→ **Data**
◇ ◇ ◇ ◇ ◇ ◇ ◇

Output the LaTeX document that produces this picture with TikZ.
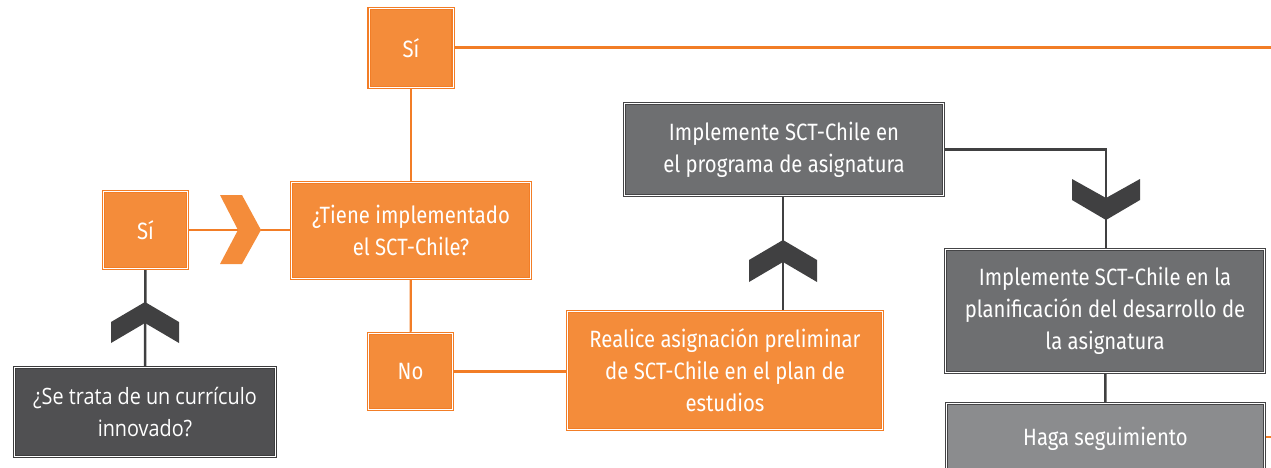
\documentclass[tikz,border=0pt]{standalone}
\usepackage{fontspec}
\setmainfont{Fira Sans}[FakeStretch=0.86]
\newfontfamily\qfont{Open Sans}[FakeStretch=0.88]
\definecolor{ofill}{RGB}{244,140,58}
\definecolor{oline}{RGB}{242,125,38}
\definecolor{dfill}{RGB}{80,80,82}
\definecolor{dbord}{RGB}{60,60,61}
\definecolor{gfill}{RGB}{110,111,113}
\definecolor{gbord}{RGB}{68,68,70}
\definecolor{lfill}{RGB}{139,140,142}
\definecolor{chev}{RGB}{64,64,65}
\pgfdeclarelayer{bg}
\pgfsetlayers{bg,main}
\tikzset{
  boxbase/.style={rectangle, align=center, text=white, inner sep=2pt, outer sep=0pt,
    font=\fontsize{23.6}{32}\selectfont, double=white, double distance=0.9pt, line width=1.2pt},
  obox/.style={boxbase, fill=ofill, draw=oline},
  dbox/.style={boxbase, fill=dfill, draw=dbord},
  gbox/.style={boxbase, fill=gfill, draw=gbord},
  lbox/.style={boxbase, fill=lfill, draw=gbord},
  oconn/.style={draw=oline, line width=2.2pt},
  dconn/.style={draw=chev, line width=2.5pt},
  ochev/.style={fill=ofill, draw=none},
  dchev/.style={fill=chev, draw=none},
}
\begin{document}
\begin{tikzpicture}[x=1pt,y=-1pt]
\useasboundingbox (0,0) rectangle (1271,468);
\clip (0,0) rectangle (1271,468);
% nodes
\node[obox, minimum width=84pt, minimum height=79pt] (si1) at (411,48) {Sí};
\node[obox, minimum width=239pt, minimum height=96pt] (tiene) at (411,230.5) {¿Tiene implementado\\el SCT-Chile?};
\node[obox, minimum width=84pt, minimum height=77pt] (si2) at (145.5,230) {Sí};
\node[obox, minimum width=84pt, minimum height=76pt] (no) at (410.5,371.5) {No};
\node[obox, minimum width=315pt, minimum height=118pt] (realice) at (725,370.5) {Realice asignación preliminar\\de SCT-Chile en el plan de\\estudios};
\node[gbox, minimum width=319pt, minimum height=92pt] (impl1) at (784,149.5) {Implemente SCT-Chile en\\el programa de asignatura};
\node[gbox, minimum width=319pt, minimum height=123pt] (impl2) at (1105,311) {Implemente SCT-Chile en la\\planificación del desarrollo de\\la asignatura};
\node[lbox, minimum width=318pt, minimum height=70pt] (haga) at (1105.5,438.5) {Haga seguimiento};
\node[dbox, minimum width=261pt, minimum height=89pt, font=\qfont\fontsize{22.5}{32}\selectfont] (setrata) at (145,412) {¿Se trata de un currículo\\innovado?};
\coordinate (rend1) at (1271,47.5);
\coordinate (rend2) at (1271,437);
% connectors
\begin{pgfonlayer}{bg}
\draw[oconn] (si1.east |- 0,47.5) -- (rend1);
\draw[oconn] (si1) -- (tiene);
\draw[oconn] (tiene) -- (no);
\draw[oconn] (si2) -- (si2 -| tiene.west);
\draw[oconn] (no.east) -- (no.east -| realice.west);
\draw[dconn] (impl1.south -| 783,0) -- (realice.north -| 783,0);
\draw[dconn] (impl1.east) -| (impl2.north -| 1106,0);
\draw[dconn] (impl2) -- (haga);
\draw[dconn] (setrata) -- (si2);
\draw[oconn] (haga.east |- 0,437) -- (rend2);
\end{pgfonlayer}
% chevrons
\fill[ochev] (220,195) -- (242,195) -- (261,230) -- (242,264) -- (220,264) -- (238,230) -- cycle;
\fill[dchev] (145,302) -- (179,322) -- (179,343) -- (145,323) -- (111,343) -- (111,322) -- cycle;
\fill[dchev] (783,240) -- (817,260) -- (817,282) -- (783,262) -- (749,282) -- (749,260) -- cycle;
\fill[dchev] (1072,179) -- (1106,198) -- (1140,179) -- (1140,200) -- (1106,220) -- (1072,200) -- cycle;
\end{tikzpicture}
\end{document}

◇ ◇ ◇ ◇ ◇ ◇ ◇

→ **Required task**
Quote the listing above in full, except for the pictures.

→ **Full solution**
Output the LaTeX document that produces this picture with TikZ.
\documentclass[tikz,border=0pt]{standalone}
\usepackage{fontspec}
\setmainfont{Fira Sans}[FakeStretch=0.86]
\newfontfamily\qfont{Open Sans}[FakeStretch=0.88]
\definecolor{ofill}{RGB}{244,140,58}
\definecolor{oline}{RGB}{242,125,38}
\definecolor{dfill}{RGB}{80,80,82}
\definecolor{dbord}{RGB}{60,60,61}
\definecolor{gfill}{RGB}{110,111,113}
\definecolor{gbord}{RGB}{68,68,70}
\definecolor{lfill}{RGB}{139,140,142}
\definecolor{chev}{RGB}{64,64,65}
\pgfdeclarelayer{bg}
\pgfsetlayers{bg,main}
\tikzset{
  boxbase/.style={rectangle, align=center, text=white, inner sep=2pt, outer sep=0pt,
    font=\fontsize{23.6}{32}\selectfont, double=white, double distance=0.9pt, line width=1.2pt},
  obox/.style={boxbase, fill=ofill, draw=oline},
  dbox/.style={boxbase, fill=dfill, draw=dbord},
  gbox/.style={boxbase, fill=gfill, draw=gbord},
  lbox/.style={boxbase, fill=lfill, draw=gbord},
  oconn/.style={draw=oline, line width=2.2pt},
  dconn/.style={draw=chev, line width=2.5pt},
  ochev/.style={fill=ofill, draw=none},
  dchev/.style={fill=chev, draw=none},
}
\begin{document}
\begin{tikzpicture}[x=1pt,y=-1pt]
\useasboundingbox (0,0) rectangle (1271,468);
\clip (0,0) rectangle (1271,468);
% nodes
\node[obox, minimum width=84pt, minimum height=79pt] (si1) at (411,48) {Sí};
\node[obox, minimum width=239pt, minimum height=96pt] (tiene) at (411,230.5) {¿Tiene implementado\\el SCT-Chile?};
\node[obox, minimum width=84pt, minimum height=77pt] (si2) at (145.5,230) {Sí};
\node[obox, minimum width=84pt, minimum height=76pt] (no) at (410.5,371.5) {No};
\node[obox, minimum width=315pt, minimum height=118pt] (realice) at (725,370.5) {Realice asignación preliminar\\de SCT-Chile en el plan de\\estudios};
\node[gbox, minimum width=319pt, minimum height=92pt] (impl1) at (784,149.5) {Implemente SCT-Chile en\\el programa de asignatura};
\node[gbox, minimum width=319pt, minimum height=123pt] (impl2) at (1105,311) {Implemente SCT-Chile en la\\planificación del desarrollo de\\la asignatura};
\node[lbox, minimum width=318pt, minimum height=70pt] (haga) at (1105.5,438.5) {Haga seguimiento};
\node[dbox, minimum width=261pt, minimum height=89pt, font=\qfont\fontsize{22.5}{32}\selectfont] (setrata) at (145,412) {¿Se trata de un currículo\\innovado?};
\coordinate (rend1) at (1271,47.5);
\coordinate (rend2) at (1271,437);
% connectors
\begin{pgfonlayer}{bg}
\draw[oconn] (si1.east |- 0,47.5) -- (rend1);
\draw[oconn] (si1) -- (tiene);
\draw[oconn] (tiene) -- (no);
\draw[oconn] (si2) -- (si2 -| tiene.west);
\draw[oconn] (no.east) -- (no.east -| realice.west);
\draw[dconn] (impl1.south -| 783,0) -- (realice.north -| 783,0);
\draw[dconn] (impl1.east) -| (impl2.north -| 1106,0);
\draw[dconn] (impl2) -- (haga);
\draw[dconn] (setrata) -- (si2);
\draw[oconn] (haga.east |- 0,437) -- (rend2);
\end{pgfonlayer}
% chevrons
\fill[ochev] (220,195) -- (242,195) -- (261,230) -- (242,264) -- (220,264) -- (238,230) -- cycle;
\fill[dchev] (145,302) -- (179,322) -- (179,343) -- (145,323) -- (111,343) -- (111,322) -- cycle;
\fill[dchev] (783,240) -- (817,260) -- (817,282) -- (783,262) -- (749,282) -- (749,260) -- cycle;
\fill[dchev] (1072,179) -- (1106,198) -- (1140,179) -- (1140,200) -- (1106,220) -- (1072,200) -- cycle;
\end{tikzpicture}
\end{document}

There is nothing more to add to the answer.